The formula for weak induction on natural numbers is:

  1. show P(0)
  2. assume P(n) and show P(n+1).

Sometimes, we need to assume more than just P(n) in order
to show P(n+1).  In particular, sometimes we need to assume
that P holds for all numbers less than or equal to n.

This is known as strong induction on natural numbers:

  1. show P(0)
  2. assume P(i) holds for all i <= n.  Show P(n+1).

Why is strong induction valid?  Intuitively, it's because
once you show P(0), then you can use that to show P(1).
To show P(2), you can use P(0) as well as P(1) because
because you've already shown both.  Similarly, to show
P(3), you can use P(0), P(1), and P(2) because you've
shown that all of these are true.  

Now let's try to make this formal:

Suppose P(0) holds, and whenever P(i) holds for all i <= n,
P(n+1) holds.  Now suppose S is a non-empty set of natural 
numbers such that for each element j of S, P(j) is false.
We will derive a contradiction showing that S must be empty
and hence P holds for all natural numbers.

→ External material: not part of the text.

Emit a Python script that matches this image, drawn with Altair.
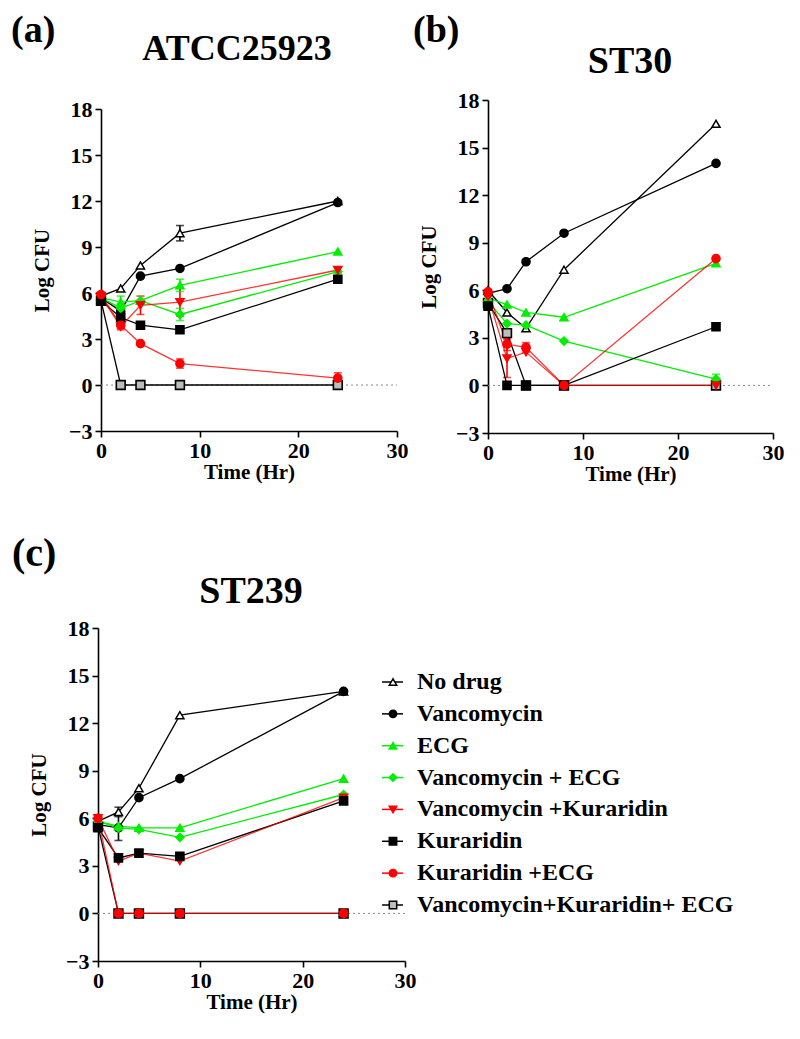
import altair as alt
import pandas as pd

# ---------------- data ----------------
TIMES = [0, 2, 4, 8, 24]
SERIES = ["No drug", "Vancomycin", "ECG", "Vancomycin + ECG",
          "Vancomycin +Kuraridin", "Kuraridin", "Kuraridin +ECG",
          "Vancomycin+Kuraridin+ ECG"]

ATCC_VALUES = {
    "No drug": [5.8, 6.3, 7.8, 9.9, 12.0],
    "Vancomycin": [5.7, 4.8, 7.1, 7.6, 11.9],
    "ECG": [5.7, 5.4, 5.5, 6.5, 8.7],
    "Vancomycin + ECG": [5.7, 5.0, 5.5, 4.6, 7.4],
    "Vancomycin +Kuraridin": [5.8, 3.8, 5.2, 5.4, 7.5],
    "Kuraridin": [5.5, 4.4, 3.9, 3.6, 6.9],
    "Kuraridin +ECG": [5.9, 3.9, 2.7, 1.4, 0.45],
    "Vancomycin+Kuraridin+ ECG": [5.5, 0, 0, 0, 0],
}
ATCC_ERRORS = {
    "No drug": [0, 0, 0, 0.5, 0],
    "ECG": [0, 0.4, 0, 0.4, 0],
    "Vancomycin + ECG": [0, 0.3, 0, 0.4, 0],
    "Vancomycin +Kuraridin": [0, 0.2, 0.6, 0.9, 0.2],
    "Kuraridin +ECG": [0, 0.2, 0, 0.3, 0.35],
}

ST30_VALUES = {
    "No drug": [6.0, 4.6, 3.6, 7.3, 16.5],
    "Vancomycin": [5.8, 6.1, 7.8, 9.6, 14.0],
    "ECG": [5.5, 5.1, 4.6, 4.3, 7.7],
    "Vancomycin + ECG": [5.3, 3.9, 3.8, 2.8, 0.4],
    "Vancomycin +Kuraridin": [5.6, 1.7, 2.1, 0, 0],
    "Kuraridin": [5.0, 0, 0, 0, 3.7],
    "Kuraridin +ECG": [5.9, 2.6, 2.4, 0, 8.0],
    "Vancomycin+Kuraridin+ ECG": [5.2, 3.3, 0, 0, 0],
}
ST30_ERRORS = {
    "Vancomycin + ECG": [0, 0, 0, 0, 0.3],
    "Vancomycin +Kuraridin": [0, 1.2, 0, 0, 0],
    "Kuraridin +ECG": [0, 0.4, 0.3, 0, 0],
}

ST239_VALUES = {
    "No drug": [5.8, 6.4, 7.9, 12.5, 14.0],
    "Vancomycin": [5.6, 5.4, 7.3, 8.5, 14.0],
    "ECG": [5.8, 5.5, 5.4, 5.4, 8.5],
    "Vancomycin + ECG": [5.8, 5.4, 5.3, 4.8, 7.5],
    "Vancomycin +Kuraridin": [6.0, 3.3, 3.8, 3.3, 7.3],
    "Kuraridin": [5.4, 3.5, 3.8, 3.6, 7.1],
    "Kuraridin +ECG": [6.0, 0, 0, 0, 0],
    "Vancomycin+Kuraridin+ ECG": [5.5, 0, 0, 0, 0],
}
ST239_ERRORS = {
    "No drug": [0, 0.3, 0, 0, 0],
    "Vancomycin": [0, 0.8, 0, 0, 0],
}

X_TICKS = [0, 10, 20, 30]
Y_TICKS = [-3, 0, 3, 6, 9, 12, 15, 18]

# ---------------- styles ----------------
STROKES = ["#000000", "#000000", "#00ee00", "#00ee00", "#ff0000", "#000000", "#ff0000", "#000000"]
FILLS = ["#ffffff", "#000000", "#00ee00", "#00ee00", "#ff0000", "#000000", "#ff0000", "#bdbdbd"]
SHAPES = ["triangle-up", "circle", "triangle-up", "diamond", "triangle-down", "square", "circle", "square"]
RED_SERIES = ["Vancomycin +Kuraridin", "Kuraridin +ECG"]
BACK_SERIES = ["Vancomycin+Kuraridin+ ECG"]

W, H = 784, 1023
FONT = "Liberation Serif"

color_scale = alt.Scale(domain=SERIES, range=STROKES)
fill_scale = alt.Scale(domain=SERIES, range=FILLS)
shape_scale = alt.Scale(domain=SERIES, range=SHAPES)


def long_df(values, errors):
    rows = []
    for i, s in enumerate(SERIES):
        errs = errors.get(s, [0] * len(TIMES))
        for j, t in enumerate(TIMES):
            v = values[s][j]
            e = errs[j]
            rows.append({"series": s, "order": i, "time": t, "cfu": v,
                         "lo": v - e, "hi": v + e, "err": e})
    return pd.DataFrame(rows)


def axis_style():
    return dict(grid=False, tickSize=6, labelPadding=3,
                domainWidth=1.6, tickWidth=1.6, domainColor="black", tickColor="black",
                labelColor="black", titleColor="black", labelFontSize=22, titleFontSize=21,
                labelFont=FONT, titleFont=FONT, labelFontWeight="bold", titleFontWeight="bold")


def panel(values, errors, xr, yr):
    df = long_df(values, errors)
    sx = alt.Scale(domain=[0, 30], range=xr, nice=False, zero=False)
    sy = alt.Scale(domain=[-3, 18], range=yr, nice=False, zero=False)
    X = alt.X("time:Q", scale=sx, axis=None)
    col = alt.Color("series:N", scale=color_scale, legend=None)

    zero = alt.Chart(pd.DataFrame({"a": [0], "b": [30], "z": [0]})).mark_rule(
        color="#8a8a8a", strokeDash=[2, 3], strokeWidth=1
    ).encode(
        x=alt.X("a:Q", scale=sx, axis=None), x2="b:Q",
        y=alt.Y("z:Q", scale=sy, axis=None),
    )

    edf = df[df.err > 0]
    ebar = alt.Chart(edf).mark_rule(strokeWidth=1.6).encode(
        x=X, y=alt.Y("lo:Q", scale=sy, axis=None), y2="hi:Q", color=col,
    )
    cap_lo = alt.Chart(edf).mark_tick(orient="horizontal", size=8, thickness=1.6).encode(
        x=X, y=alt.Y("lo:Q", scale=sy, axis=None), color=col,
    )
    cap_hi = alt.Chart(edf).mark_tick(orient="horizontal", size=8, thickness=1.6).encode(
        x=X, y=alt.Y("hi:Q", scale=sy, axis=None), color=col,
    )
    Y = alt.Y("cfu:Q", scale=sy, axis=None)
    lines_back = alt.Chart(df[~df.series.isin(RED_SERIES)]).mark_line(strokeWidth=1.3).encode(
        x=X, y=Y, color=col, detail="series:N",
    )
    lines_red = alt.Chart(df[df.series.isin(RED_SERIES)]).mark_line(strokeWidth=1.3, opacity=0.8).encode(
        x=X, y=Y, color=col, detail="series:N",
    )
    xaxis = alt.Axis(orient="bottom", offset=yr[0] - H, values=X_TICKS, title="Time (Hr)",
                     labelFlush=False, titlePadding=0, **axis_style())
    yaxis = alt.Axis(orient="left", offset=-xr[0], values=Y_TICKS, title="Log CFU",
                     titlePadding=16, **axis_style())
    sym = dict(
        shape=alt.Shape("series:N", scale=shape_scale, legend=None),
        fill=alt.Fill("series:N", scale=fill_scale, legend=None),
        stroke=alt.Stroke("series:N", scale=color_scale, legend=None),
    )
    points_back = alt.Chart(df[df.series.isin(BACK_SERIES)]).mark_point(
        filled=True, opacity=1, size=78, strokeWidth=1.6).encode(x=X, y=Y, **sym)
    points = alt.Chart(df[~df.series.isin(BACK_SERIES)]).mark_point(
        filled=True, opacity=1, size=66, strokeWidth=1.5).encode(
        x=alt.X("time:Q", scale=sx, axis=xaxis),
        y=alt.Y("cfu:Q", scale=sy, axis=yaxis),
        **sym,
    )
    return [zero, ebar, cap_lo, cap_hi, lines_back, lines_red, points_back, points]


def label(text, x, y, size, align="left"):
    return alt.Chart(pd.DataFrame({"k": [0]})).mark_text(
        text=text, font=FONT, fontSize=size, fontWeight="bold", color="black",
        align=align, baseline="alphabetic"
    ).encode(x=alt.value(x), y=alt.value(y))


layers = []
layers += panel(ATCC_VALUES, ATCC_ERRORS, [93, 389], [423, 101])
layers += panel(ST30_VALUES, ST30_ERRORS, [480, 765], [425, 92])
layers += panel(ST239_VALUES, ST239_ERRORS, [90, 397], [953, 620])

# legend
leg_df = pd.DataFrame({"series": SERIES, "idx": list(range(len(SERIES)))})
sy_leg = alt.Scale(domain=[0, 7], range=[674, 897], nice=False, zero=False)
leg_lines = alt.Chart(leg_df).mark_rule(strokeWidth=1.5).encode(
    x=alt.value(374), x2=alt.value(395),
    y=alt.Y("idx:Q", scale=sy_leg, axis=None),
    color=alt.Color("series:N", scale=color_scale, legend=None),
)
leg_points = alt.Chart(leg_df).mark_point(filled=True, opacity=1, size=55, strokeWidth=1.5).encode(
    x=alt.value(385),
    y=alt.Y("idx:Q", scale=sy_leg, axis=None),
    shape=alt.Shape("series:N", scale=shape_scale, legend=None),
    fill=alt.Fill("series:N", scale=fill_scale, legend=None),
    stroke=alt.Stroke("series:N", scale=color_scale, legend=None),
)
leg_text = alt.Chart(leg_df).mark_text(
    align="left", baseline="middle", font=FONT, fontSize=24, fontWeight="bold", color="black"
).encode(
    x=alt.value(409),
    y=alt.Y("idx:Q", scale=sy_leg, axis=None),
    text="series:N",
)
layers += [leg_lines, leg_points, leg_text]

# panel labels and titles
layers += [
    label("(a)", 3, 34, 38),
    label("(b)", 405, 34, 38),
    label("(c)", 4, 558, 40),
    label("ATCC25923", 229, 52, 36, "center"),
    label("ST30", 622, 65, 38, "center"),
    label("ST239", 243, 595, 38, "center"),
]

chart = alt.layer(*layers).resolve_scale(
    x="independent", y="independent"
).resolve_axis(
    x="independent", y="independent"
).properties(
    width=W, height=H, padding=0,
    autosize=alt.AutoSizeParams(type="none"),
).configure_view(stroke=None)

chart.save("out.html", embed_options={"renderer": "svg", "actions": False})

Since S is non-empty, pick the smallest number in S and
call it j.  Since j is the smallest number such that P
does not hold and since j cannot be 0 (remember, we've
shown P(0)), P holds for all numbers from 0 though j-1.
But we've also shown that when P(0) & P(1) & ... & P(j-1)
holds, then P(j) holds.  Hence, we have a contradiction.
Therefore, S must be the empty set.  Thus, P holds for
all natural numbers.

We'll show you examples later on where you need to use
strong natural number induction instead of weak natural
number induction.  We'll also show you situations where
what seems to be a proof by induction is in fact not!